Conosco bene la solitudine. Quella di un mondo che non accetta. Quella delle immersioni nella moltitudine senza distinzione. Quella dell’attesa a un binario di prima mattina. Crescendo l’ho cercata spesso e ancora oggi sono un grande fan di spegnere ogni contatto e godere della compagnia di me stesso.
L’ho sempre detto e sempre lo dirò, sono persona da penombra, la luce mi limita e l’oscurità mi stanca.
Però la solitudine come assoluto, come esperienza totalizzante e psicopatologica di una vita intera quella no non mi piace.
La solitudine come resa strumentale e manipolatoria della “vittima seriale”, quella la allontano.
La solitudine del falso intellettuale, quello che pensa che i suoi libri siano diversi dai twit di un influencer di un tempo senza internet, quella la stigmatizzo.
La solitudine dell’incompreso maledetto dal peso della propria unicità, quella la aborro più di tutte. Forse perché anche io come tutti almeno una volta nella vita ne ho fatto uso. Quella solitudine mi fa sentire male, non è una solitudine buona e neanche neutra, è una solitudine egoista e miope, antievolutiva e antiscientifica. “Incompreso” non significa nulla, perché nessuno è in grado di esprimere completamente il proprio sé neanche a se stesso. Avvalersene è una scusa comoda e vigliacca.
E tra l’altro questa cosa dell’unicità è decisamente sopravvalutata.
Conosco la solitudine e mi piace giocare a poker con lei indossando volti che le svelino il mio animo, che la avvicinano e altri che occultino i miei pensieri e la allontanino per sentire la compagnia dei miei compagni umani.
È vero o falso che nasciamo soli e moriamo soli? Io continuo a dire che fino a quando non esista una “bilancia” per la solitudine, credere o non credere che esista è più che altro pigrizia o acuzia intellettuale, non saprei quale, ma entrambe molto vaghe.

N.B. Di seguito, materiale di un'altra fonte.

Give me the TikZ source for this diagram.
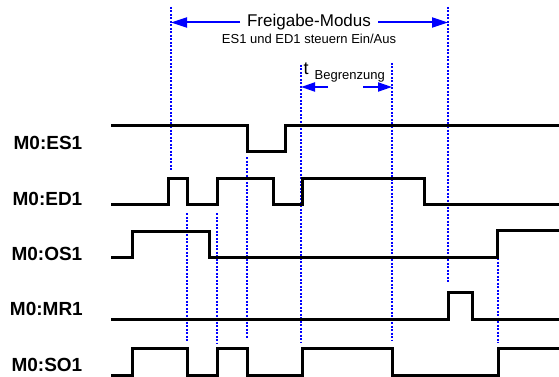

Al contrario l’esperienza della solitudine, quella è reale. La vedo un po’ come un gatto grigio dagli occhi color miele. Bisogna lasciargli un po’ di spazio, coccolarlo con affetto quando è dell’umore buono e accettare pure qualche sua scena da diva che chiede attenzione. Tuttavia penso che sia sano anche prenderci una boccata d’aria ogni tanto e pensare che se il nostro rapporto non è mutuamente beneficioso non è che succeda nulla, ma tra il gatto e noi il vero padrone è lui.
Penso che con la solitudine sia uguale. Manteniamola con noi, nutriamola e sentiamoci amati da essa con il suo modo bislacco di mostrarlo, con le sue fusa vibranti e i suoi salti d’umore, ma non lasciamo che sia lei la nostra padrona perché ognuno di noi ha qualcosa di bello da condividere. Per farlo però dobbiamo lasciarci andare accettando la moltitudine di quando in quando.